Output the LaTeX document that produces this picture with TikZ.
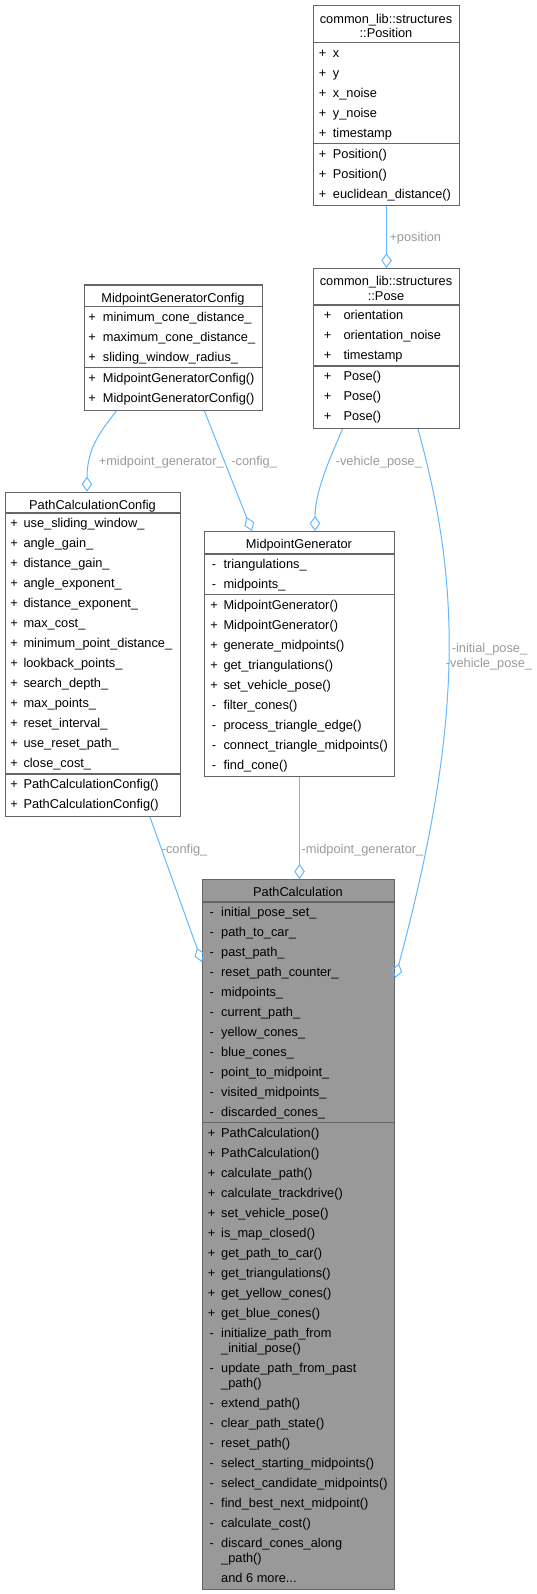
\documentclass[tikz,border=0pt]{standalone}
\usepackage{fontspec}
\setmainfont{Liberation Sans}
\usepackage{xcolor}
\usepackage{tikz}
\usetikzlibrary{arrows.meta,positioning,calc}

\definecolor{edgeblue}{HTML}{63B8FF}
\definecolor{labelgray}{HTML}{9A9A9A}
\definecolor{boxborder}{HTML}{666666}
\definecolor{curfill}{HTML}{999999}
\newcommand{\umlfont}{\fontsize{12.8}{15}\selectfont}

\begin{document}
\begin{tikzpicture}[
    >={Diamond[open,length=15pt,width=10.5pt]},
    x=1pt, y=-1pt,
    classbox/.style={draw=boxborder,line width=1.1pt,fill=white,inner sep=0pt,
                     anchor=north west},
    current/.style={classbox,fill=curfill},
    sepline/.style={draw=boxborder,line width=1.1pt},
    title/.style={anchor=base,inner sep=0pt,font=\umlfont},
    sign/.style={anchor=base,inner sep=0pt,font=\umlfont},
    member/.style={anchor=base west,inner sep=0pt,font=\umlfont},
    assoc/.style={->,edgeblue,line width=1pt},
    rolelabel/.style={anchor=base west,inner sep=0pt,text=labelgray,font=\umlfont},
  ]
  \useasboundingbox (0,0) rectangle (537,1594);

  % --- common_lib::structures::Position (top right) ---
  \node[classbox,minimum width=146.6pt,minimum height=200pt] (position) at (312.7,5) {};
  \node[title] (position-t1) at (386,23.5) {common\_lib::structures};
  \node[title] (position-t2) at (386,38) {::Position};
  \draw[sepline] (312.7,42.7) -- (459.3,42.7);
  \draw[sepline] (312.7,143.7) -- (459.3,143.7);
  \foreach \n [count=\i from 0] in {x,y,x\_noise,y\_noise,timestamp} {
    \node[sign] (position-as\i) at (322.7,57.2+20*\i) {+};
    \node[member] (position-a\i) at (332.7,57.2+20*\i) {\n};
  }
  \foreach \n [count=\i from 0] in {Position(),Position(),euclidean\_distance()} {
    \node[sign] (position-ms\i) at (322.7,158.2+20*\i) {+};
    \node[member] (position-m\i) at (332.7,158.2+20*\i) {\n};
  }

  % --- common_lib::structures::Pose ---
  \node[classbox,minimum width=146.6pt,minimum height=160pt] (pose) at (312.7,268) {};
  \node[title] (pose-t1) at (386,286) {common\_lib::structures};
  \node[title] (pose-t2) at (386,300.5) {::Pose};
  \draw[sepline] (312.7,305) -- (459.3,305);
  \draw[sepline] (312.7,366) -- (459.3,366);
  \foreach \n [count=\i from 0] in {orientation,orientation\_noise,timestamp} {
    \node[sign] (pose-as\i) at (327.5,319.5+20*\i) {+};
    \node[member] (pose-a\i) at (343.3,319.5+20*\i) {\n};
  }
  \foreach \n [count=\i from 0] in {Pose(),Pose(),Pose()} {
    \node[sign] (pose-ms\i) at (327.5,380.5+20*\i) {+};
    \node[member] (pose-m\i) at (343.3,380.5+20*\i) {\n};
  }

  % --- MidpointGeneratorConfig ---
  \node[classbox,minimum width=178pt,minimum height=125.5pt] (mgconfig) at (84,284.5) {};
  \node[title] (mgconfig-t) at (173,302) {MidpointGeneratorConfig};
  \draw[sepline] (84,306.5) -- (262,306.5);
  \draw[sepline] (84,367.5) -- (262,367.5);
  \foreach \n [count=\i from 0] in {minimum\_cone\_distance\_,maximum\_cone\_distance\_,
                                    sliding\_window\_radius\_} {
    \node[sign] (mgconfig-as\i) at (92,321+20*\i) {+};
    \node[member] (mgconfig-a\i) at (102.7,321+20*\i) {\n};
  }
  \foreach \n [count=\i from 0] in {MidpointGeneratorConfig(),MidpointGeneratorConfig()} {
    \node[sign] (mgconfig-ms\i) at (92,382+20*\i) {+};
    \node[member] (mgconfig-m\i) at (102.7,382+20*\i) {\n};
  }

  % --- PathCalculationConfig (left) ---
  \node[classbox,minimum width=175pt,minimum height=324.3pt] (pcconfig) at (5,491.7) {};
  \node[title] (pcconfig-t) at (92.5,509.2) {PathCalculationConfig};
  \draw[sepline] (5,513) -- (180,513);
  \draw[sepline] (5,774) -- (180,774);
  \foreach \n [count=\i from 0] in {use\_sliding\_window\_,angle\_gain\_,distance\_gain\_,
      angle\_exponent\_,distance\_exponent\_,max\_cost\_,minimum\_point\_distance\_,
      lookback\_points\_,search\_depth\_,max\_points\_,reset\_interval\_,
      use\_reset\_path\_,close\_cost\_} {
    \node[sign] (pcconfig-as\i) at (14,527.5+20*\i) {+};
    \node[member] (pcconfig-a\i) at (23.3,527.5+20*\i) {\n};
  }
  \foreach \n [count=\i from 0] in {PathCalculationConfig(),PathCalculationConfig()} {
    \node[sign] (pcconfig-ms\i) at (14,788.5+20*\i) {+};
    \node[member] (pcconfig-m\i) at (23.3,788.5+20*\i) {\n};
  }

  % --- MidpointGenerator (middle) ---
  \node[classbox,minimum width=190pt,minimum height=245pt] (midgen) at (204,531) {};
  \node[title] (midgen-t) at (299,548.5) {MidpointGenerator};
  \draw[sepline] (204,554) -- (394,554);
  \draw[sepline] (204,594.5) -- (394,594.5);
  \foreach \n [count=\i from 0] in {triangulations\_,midpoints\_} {
    \node[sign] (midgen-as\i) at (214,568.5+20*\i) {-};
    \node[member] (midgen-a\i) at (223.3,568.5+20*\i) {\n};
  }
  \foreach \s/\n [count=\i from 0] in {+/MidpointGenerator(),+/MidpointGenerator(),
      +/generate\_midpoints(),+/get\_triangulations(),+/set\_vehicle\_pose(),
      -/filter\_cones(),-/process\_triangle\_edge(),-/connect\_triangle\_midpoints(),
      -/find\_cone()} {
    \node[sign] (midgen-ms\i) at (214,609+20*\i) {\s};
    \node[member] (midgen-m\i) at (223.3,609+20*\i) {\n};
  }

  % --- PathCalculation (the documented class, bottom) ---
  \node[current,minimum width=192pt,minimum height=710pt] (pathcalc) at (202,879) {};
  \node[title] (pathcalc-t) at (298,896.5) {PathCalculation};
  \draw[sepline] (202,902) -- (394,902);
  \draw[sepline] (202,1122.5) -- (394,1122.5);
  \foreach \n [count=\i from 0] in {initial\_pose\_set\_,path\_to\_car\_,past\_path\_,
      reset\_path\_counter\_,midpoints\_,current\_path\_,yellow\_cones\_,blue\_cones\_,
      point\_to\_midpoint\_,visited\_midpoints\_,discarded\_cones\_} {
    \node[sign] (pathcalc-as\i) at (211.7,916.5+20*\i) {-};
    \node[member] (pathcalc-a\i) at (221,916.5+20*\i) {\n};
  }
  \foreach \s/\n/\o [count=\i from 0] in {+/PathCalculation()/0,+/PathCalculation()/20,
      +/calculate\_path()/40,+/calculate\_trackdrive()/60,+/set\_vehicle\_pose()/80,
      +/is\_map\_closed()/100,+/get\_path\_to\_car()/120,+/get\_triangulations()/140,
      +/get\_yellow\_cones()/160,+/get\_blue\_cones()/180,
      -/initialize\_path\_from/200,-/update\_path\_from\_past/235,
      -/extend\_path()/270,-/clear\_path\_state()/290,-/reset\_path()/310,
      -/select\_starting\_midpoints()/330,-/select\_candidate\_midpoints()/350,
      -/find\_best\_next\_midpoint()/370,-/calculate\_cost()/390,
      -/discard\_cones\_along/410} {
    \node[sign] (pathcalc-ms\i) at (211.7,1137+\o) {\s};
    \node[member] (pathcalc-m\i) at (221,1137+\o) {\n};
  }
  \node[member] (pathcalc-m10b) at (221,1352) {\_initial\_pose()};
  \node[member] (pathcalc-m11b) at (221,1387) {\_path()};
  \node[member] (pathcalc-m19b) at (221,1562) {\_path()};
  \node[member] (pathcalc-more) at (221,1582) {and 6 more...};

  % --- aggregation connectors (diamond at the owning class) ---
  \draw[assoc] (position.south) -- (pose.north);
  \draw[assoc] ($(mgconfig.south west)+(32.4,0)$)
      .. controls +(-14,18) and +(0,-45) .. ($(pcconfig.north west)+(82,0)$);
  \draw[assoc] ($(mgconfig.south west)+(120.5,0)$) -- ($(midgen.north west)+(48,0)$);
  \draw[assoc] ($(pose.south west)+(29.8,0)$)
      .. controls +(-12,28) and +(0,-40) .. ($(midgen.north west)+(111,0)$);
  \draw[assoc] ($(pose.south west)+(105.3,0)$)
      .. controls +(42,152) and +(70,-260) .. ($(pathcalc.north east)+(0,99)$);
  \draw[assoc] ($(pcconfig.south west)+(145,0)$) -- ($(pathcalc.north west)+(0,83)$);
  \draw[assoc] (midgen.south) -- (midgen.south |- pathcalc.north);

  % --- role labels ---
  \node[rolelabel] (lbl-position) at (389.3,242) {+position};
  \node[rolelabel] (lbl-mgpc) at (98.6,465.5) {+midpoint\_generator\_};
  \node[rolelabel] (lbl-mgconfig) at (231.2,465.5) {-config\_};
  \node[rolelabel] (lbl-vehpose) at (335.6,465.5) {-vehicle\_pose\_};
  \node[rolelabel,anchor=base] (lbl-initpose) at (489.5,652) {-initial\_pose\_};
  \node[rolelabel,anchor=base] (lbl-vehpose2) at (489,667) {-vehicle\_pose\_};
  \node[rolelabel] (lbl-pcconfig) at (161.6,853.5) {-config\_};
  \node[rolelabel] (lbl-midgen) at (301.4,853.5) {-midpoint\_generator\_};

\end{tikzpicture}
\end{document}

TASK BRIEF ▸ Pictures are excluded: retype only the lines from the beginning of the listing above through the line with "(0,0) rectangle (537,1594);", both included.

EXPECTED ANSWER ▸
Output the LaTeX document that produces this picture with TikZ.
\documentclass[tikz,border=0pt]{standalone}
\usepackage{fontspec}
\setmainfont{Liberation Sans}
\usepackage{xcolor}
\usepackage{tikz}
\usetikzlibrary{arrows.meta,positioning,calc}

\definecolor{edgeblue}{HTML}{63B8FF}
\definecolor{labelgray}{HTML}{9A9A9A}
\definecolor{boxborder}{HTML}{666666}
\definecolor{curfill}{HTML}{999999}
\newcommand{\umlfont}{\fontsize{12.8}{15}\selectfont}

\begin{document}
\begin{tikzpicture}[
    >={Diamond[open,length=15pt,width=10.5pt]},
    x=1pt, y=-1pt,
    classbox/.style={draw=boxborder,line width=1.1pt,fill=white,inner sep=0pt,
                     anchor=north west},
    current/.style={classbox,fill=curfill},
    sepline/.style={draw=boxborder,line width=1.1pt},
    title/.style={anchor=base,inner sep=0pt,font=\umlfont},
    sign/.style={anchor=base,inner sep=0pt,font=\umlfont},
    member/.style={anchor=base west,inner sep=0pt,font=\umlfont},
    assoc/.style={->,edgeblue,line width=1pt},
    rolelabel/.style={anchor=base west,inner sep=0pt,text=labelgray,font=\umlfont},
  ]
  \useasboundingbox (0,0) rectangle (537,1594);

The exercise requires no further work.